Monday, 20 July 2015

Solving data problems cost effectively

I believe that most bad data can be categorised as due to one of:

  • Human data entry issues
  • Bad processing of data we hold
  • Corruption of data in storage
The last of these is a longer topic, and whilst there are mitigation strategies they are mostly a cost / spending exercise to achieve the required level of risk reduction. Entry issues have a few mitigation strategies - double entry can be used (principally used historically in finance audit systems) to prevent typos, but in an increasingly real-time data collection this is less practical. However what can be used are methods such as field validation rules, and repeating back to the user related data, to check the details. An example might be to look up the postcode a user entered and present a selection of valid addresses (assuming you have a source of these) for that post code. Thus, if an incorrect postcode has been entered the mistake should be obvious immediately, allowing it to be checked. Another method would be to indicate the location on a map. The method of checking will depend on the way that we have of communicating with the person from whom the data is collected. Part of the goal here is not only to ensure that our data is not erroneous, but that we do actually have the correct data. If you think of a scenario where we are collecting data from people in Plymouth, who will all have a post code starting PL... then if a users enters a post code starting PO.. (Portsmouth) then this is clearly incorrect - however it doesn't tell us what the correct post code actually is. If looking at questions of a more view based type, it may be possible to ask a similar question in two ways and cross check the answers.
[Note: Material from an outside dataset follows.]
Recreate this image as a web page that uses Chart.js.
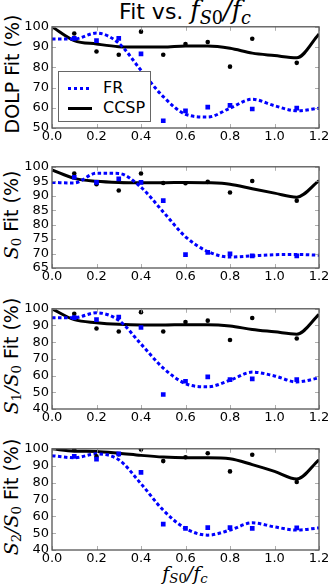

Once we have the correct data then we need to ensure the correct processing of it, and it is here that the issues can get costly. The cost of getting data is small compared to the cost of getting it *again* if that data is lost - not only is there a monetary cost but also a cost to reputation. So this implies that we need to ensure our processing of data is valid. The best defence we have against the human quality of fallibility is testing, and more generally quality control. I would suggest that any software (most data processing is now done in software, but the principles can still be applied to manual processes) that is not meeting a basic quality standard should not be judged fit for use. Such standards, whilst defined to meet your project / organisational needs, should consider:
  • Have we identified the requirement this fulfils?
  • Does the documentation explain how we fulfil it?
  • Does the testing check all aspects of the requirement?
  • Does the testing check for entry of unusual data?
  • Does the unit of code work well on it's own?
  • How about if we put it within the overall system?
  • Is it maintainable (i.e. according to policies, design standards, etc.)?
  • Has someone else code-reviewed it, and the documentation and test, to check for errors?
The last point is important because a test failure would simply imply that the results didn't match what the test expected - it is up to the requirements documentation (or business representative) to arbitrate as to which is incorrect, the test or the code. I believe that all of these are valid and should form your definition of when code is "done" however you develop your solution - a traditional waterfall approach, an Agile methodology, or a more ad-hoc process. By catching these issues before a product is released, and actively processing real data, we remove the costs associated with loss of data, or correcting for accuracy problems which result from our processing.

Whilst we have above covered some basics this is clearly a much broader topic; it amazes me that I still see organisations who do not have robust processes to ensure their data processing does not only meet the legal obligations such as the Data Protection Act (such as Principal 4, accuracy), but also avoid compiling information inaccurately and therefore leave themselves open to making decisions on a flawed set of data, potentially invalidating the decision, and risking significant financial and reputation damage.